The area of the gaps $G(n)$ is given by

$\displaystyle G(n)=\Big(\sqrt{3}-\frac{\pi}{2}\Big)r^2 g(n)$

$\displaystyle G(n)=6n^2\Big(\sqrt{3}-\frac{\pi}{2}\Big)r^2$

Then the fraction $f$ of the hive that the gaps constitute is

$\displaystyle f(n)=\frac{G(n)}{G(n)+C(n)}$

$\displaystyle f(n)=\frac{6n^2\Big(\sqrt{3}-\frac{\pi}{2}\Big)r^2}{6n^2\Big(\sqrt{3}-\frac{\pi}{2}\Big)r^2+(3n^2+3n+1)\pi r^2}$

The question stipulates that we take the limit in which $n$ becomes unboundedly large – this corresponds to a hive that fills the entire plane.
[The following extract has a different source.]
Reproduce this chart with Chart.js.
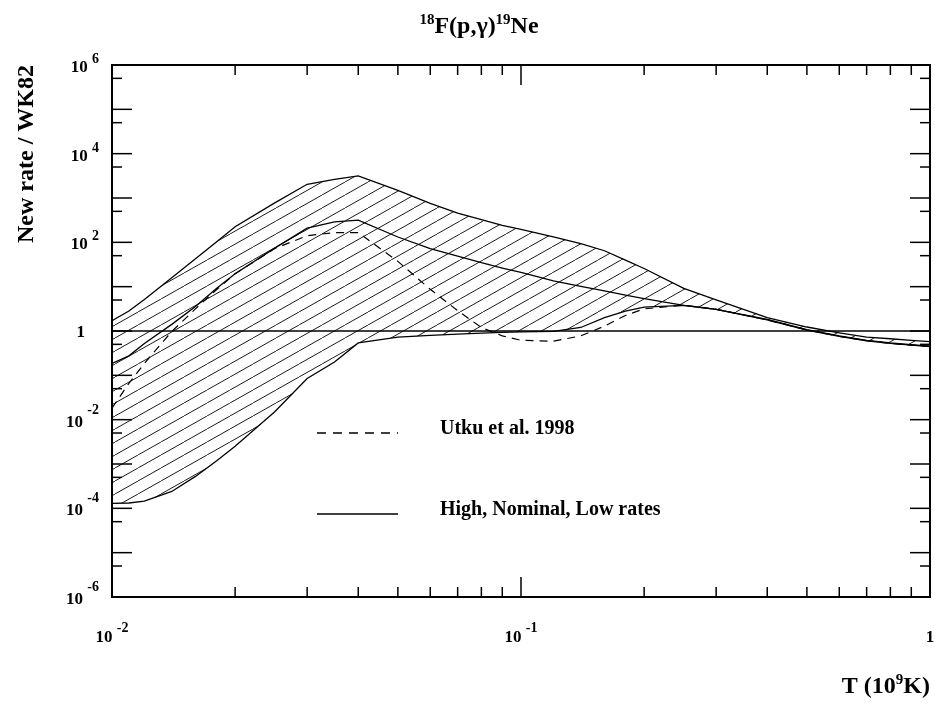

When $n$ goes to infinity, terms of order $n$ squared dominate overwhelmingly, so terms of order $n$ and below can be ignored. Hence

$\displaystyle f(\infty)\to\frac{6n^2\Big(\sqrt{3}-\frac{\pi}{2}\Big)r^2}{6n^2\Big(\sqrt{3}-\frac{\pi}{2}\Big)r^2+3n^2 \pi r^2}$

Simplification yields

$\displaystyle f(\infty)=\frac{2\Big(\sqrt{3}-\frac{\pi}{2}\Big)}{2\Big(\sqrt{3}-\frac{\pi}{2}\Big)+\pi}$

$\displaystyle f(\infty)=\frac{2\sqrt{3}-\pi}{2\sqrt{3}}$

$\displaystyle f(\infty)=1-\frac{\pi}{2\sqrt{3}}$

Numerically, this comes out to be

$f(\infty)\equiv 9.310\%$

to three decimal places. So for a hive made up of closely packed circles, just under one tenth of the available space will be wasted.